Limits, Risks, or Jurisdiction Notes
Payment processing in gambling is highly variable. Readers should assume that rules and procedures differ by market, operator, and payment method.
Where things vary
- Jurisdiction: Some countries or states allow certain methods and prohibit others.
- Bank policy: A player’s bank may block gambling even when the operator is legal.
- Authentication rules: Some markets require stronger verification steps for deposits.
- Withdrawal rules: One operator may support card payouts; another may require bank transfer.
- Verification level: Small transactions and large transactions may trigger different reviews.
- Cashless gaming rules: Land-based wallet funding can be subject to separate local controls.
Common risks and edge cases
- using a card or wallet that is not in the account holder’s own name
- assuming a successful deposit means withdrawals will be instant
- overlooking pending KYC or address verification
- triggering fraud or AML review because of unusual transaction patterns
- trying to withdraw through a method that supports deposits but not payouts
- forgetting that weekends and bank holidays can affect processing time
- account takeover or stolen-card risk
- chargebacks or “friendly fraud” after gambling activity
What to verify before acting
Before funding or cashing out from any gambling account, check:
- accepted deposit and withdrawal methods
- minimum and maximum limits
- whether the method supports payouts
- identity-document requirements
- name-match requirements
- any fees, currency conversion, or bank-side charges
- withdrawal priority or return-to-source rules
- deposit-limit, cooling-off, and self-exclusion tools
If you are concerned about your gambling activity, the cashier is also where many operators let you set deposit limits or restrict account access.
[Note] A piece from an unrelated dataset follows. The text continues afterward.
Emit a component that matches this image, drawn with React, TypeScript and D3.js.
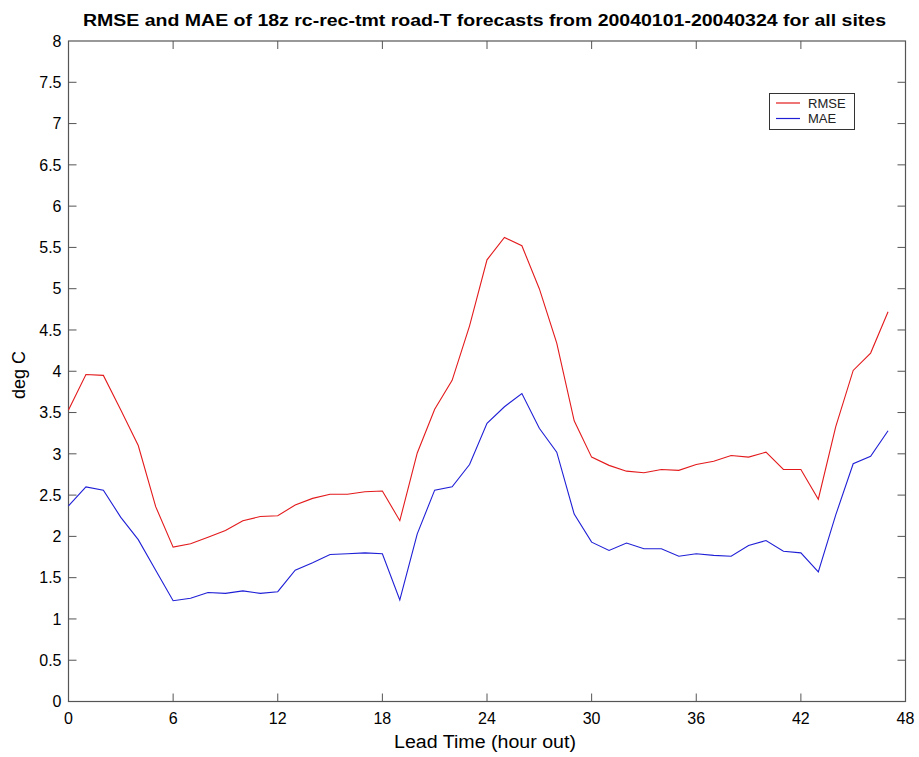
import React, { useEffect, useRef } from "react";
import * as d3 from "d3";

// lead time hours 0..47
const leadHours = d3.range(0, 48);

const rmseValues = [
  3.53, 3.96, 3.95, 3.53, 3.1, 2.36, 1.87, 1.91, 1.99, 2.07, 2.19, 2.24,
  2.25, 2.38, 2.46, 2.51, 2.51, 2.54, 2.55, 2.19, 3.01, 3.54, 3.89, 4.55,
  5.35, 5.62, 5.52, 5.0, 4.34, 3.4, 2.96, 2.86, 2.79, 2.77, 2.81, 2.8,
  2.87, 2.91, 2.98, 2.96, 3.02, 2.81, 2.81, 2.45, 3.33, 4.01, 4.22, 4.72,
];

const maeValues = [
  2.37, 2.6, 2.56, 2.23, 1.96, 1.59, 1.22, 1.25, 1.32, 1.31, 1.34, 1.31,
  1.33, 1.59, 1.68, 1.78, 1.79, 1.8, 1.79, 1.23, 2.03, 2.56, 2.6, 2.87,
  3.37, 3.57, 3.73, 3.31, 3.02, 2.27, 1.93, 1.83, 1.92, 1.85, 1.85, 1.76,
  1.79, 1.77, 1.76, 1.89, 1.95, 1.82, 1.8, 1.57, 2.26, 2.88, 2.97, 3.28,
];

const xTicks = [0, 6, 12, 18, 24, 30, 36, 42, 48];
const yTicks = d3.range(0, 8.01, 0.5);

const seriesNames = ["RMSE", "MAE"];
const seriesColors = ["#e31a1c", "#1f1fd6"];

const App = () => {
  const svgRef = useRef<SVGSVGElement>(null);

  useEffect(() => {
    const svg = d3.select(svgRef.current);
    svg.selectAll("*").remove();

    const left = 68.5;
    const right = 905.5;
    const top = 41;
    const bottom = 701.5;
    const font = "Arial, 'Liberation Sans', Helvetica, sans-serif";
    const axisColor = "#555";
    const tickLen = 8;

    const x = d3.scaleLinear().domain([0, 48]).range([left, right]);
    const y = d3.scaleLinear().domain([0, 8]).range([bottom, top]);

    svg.append("rect").attr("width", 919).attr("height", 757).attr("fill", "#fff");

    // Titulo
    svg
      .append("text")
      .attr("x", 83)
      .attr("y", 26)
      .attr("textLength", 803)
      .attr("lengthAdjust", "spacingAndGlyphs")
      .attr("font-family", font)
      .attr("font-weight", "bold")
      .attr("font-size", 16)
      .attr("fill", "#000")
      .text("RMSE and MAE of 18z rc-rec-tmt road-T forecasts from 20040101-20040324 for all sites");

    // Caja de ejes
    svg
      .append("rect")
      .attr("x", left)
      .attr("y", top)
      .attr("width", right - left)
      .attr("height", bottom - top)
      .attr("fill", "none")
      .attr("stroke", axisColor)
      .attr("stroke-width", 1.2);

    const ticks = svg.append("g").attr("stroke", axisColor).attr("stroke-width", 1);

    xTicks.slice(1, -1).forEach((t) => {
      ticks.append("line").attr("x1", x(t)).attr("x2", x(t)).attr("y1", bottom).attr("y2", bottom - tickLen);
      ticks.append("line").attr("x1", x(t)).attr("x2", x(t)).attr("y1", top).attr("y2", top + tickLen);
    });
    yTicks.slice(1, -1).forEach((t) => {
      ticks.append("line").attr("x1", left).attr("x2", left + tickLen).attr("y1", y(t)).attr("y2", y(t));
      ticks.append("line").attr("x1", right).attr("x2", right - tickLen).attr("y1", y(t)).attr("y2", y(t));
    });

    // Etiquetas eje X
    svg
      .append("g")
      .selectAll("text")
      .data(xTicks)
      .enter()
      .append("text")
      .attr("x", (d) => x(d))
      .attr("y", 724)
      .attr("text-anchor", "middle")
      .attr("font-family", font)
      .attr("font-size", 16)
      .attr("fill", "#000")
      .text((d) => d);

    // Etiquetas eje Y
    svg
      .append("g")
      .selectAll("text")
      .data(yTicks)
      .enter()
      .append("text")
      .attr("x", left - 7)
      .attr("y", (d) => y(d))
      .attr("dy", "0.36em")
      .attr("text-anchor", "end")
      .attr("font-family", font)
      .attr("font-size", 16)
      .attr("fill", "#000")
      .text((d) => d3.format("~g")(d));

    svg
      .append("text")
      .attr("x", 394)
      .attr("y", 748)
      .attr("textLength", 182)
      .attr("lengthAdjust", "spacingAndGlyphs")
      .attr("font-family", font)
      .attr("font-size", 18)
      .attr("fill", "#000")
      .text("Lead Time (hour out)");

    svg
      .append("text")
      .attr("transform", `translate(25,375) rotate(-90)`)
      .attr("text-anchor", "middle")
      .attr("font-family", font)
      .attr("font-size", 18)
      .attr("fill", "#000")
      .text("deg C");

    // Lineas
    const line = d3
      .line<number>()
      .x((_, i) => x(leadHours[i]))
      .y((d) => y(d));

    [rmseValues, maeValues].forEach((vals, i) => {
      svg
        .append("path")
        .datum(vals)
        .attr("d", line)
        .attr("fill", "none")
        .attr("stroke", seriesColors[i])
        .attr("stroke-width", 1.1);
    });

    // Leyenda
    const lg = svg.append("g");
    lg.append("rect")
      .attr("x", 769.5)
      .attr("y", 93.5)
      .attr("width", 85)
      .attr("height", 36)
      .attr("fill", "#fff")
      .attr("stroke", "#333")
      .attr("stroke-width", 1);
    seriesNames.forEach((name, i) => {
      const ly = 103 + i * 15.5;
      lg.append("line")
        .attr("x1", 776)
        .attr("x2", 800)
        .attr("y1", ly)
        .attr("y2", ly)
        .attr("stroke", seriesColors[i])
        .attr("stroke-width", 1.2);
      lg.append("text")
        .attr("x", 808)
        .attr("y", ly)
        .attr("dy", "0.36em")
        .attr("font-family", font)
        .attr("font-size", 13)
        .attr("fill", "#222")
        .text(name);
    });
  }, []);

  return (
    <svg
      ref={svgRef}
      width={919}
      height={757}
      style={{ position: "absolute", left: 0, top: 0, display: "block" }}
    />
  );
};

export default App;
The exact tools available vary by operator and jurisdiction.
FAQ
What does payment processor gaming mean at an online casino?
It means the payments system that handles deposits and withdrawals for gambling accounts while also applying fraud checks, KYC rules, AML monitoring, and bank-routing logic. It is the back-end infrastructure behind the cashier.
Why do gambling deposits get declined even when my card works elsewhere?
Banks may block gambling merchant categories, the operator may restrict certain card types, or the transaction may fail a fraud or identity check. A normal retail approval does not guarantee a gambling payment approval.
Is a gaming payment processor the same as a payment gateway?
Not exactly. A gateway is usually the technical layer that transmits payment data securely, while the processor function covers broader authorization, routing, settlement, and gambling-specific control logic.
Why can a casino withdrawal stay pending after I request it?
Withdrawals often require extra review, including ID verification, payment-method matching, source-of-funds checks in some cases, and manual approval. The processor is only one part of the payout chain.
Can all gambling payment methods be used for both deposits and withdrawals?
No. Some methods are deposit-only, and some markets or operators require withdrawals to go back to the original funding source first. Always check the cashier terms for that specific site.
Final Takeaway
At its core, payment processor gaming is the regulated money-movement layer behind a casino, sportsbook, or poker cashier. It does much more than pass a transaction from point A to point B: it helps manage approval routing, fraud checks, KYC, AML controls, settlement, and payout handling.
If you understand how payment processor gaming works, it becomes much easier to interpret deposit declines, pending withdrawals, payment-method restrictions, and verification requests. For both players and operators, the key point is the same: payment processing in gambling is as much about compliance and control as it is about moving money.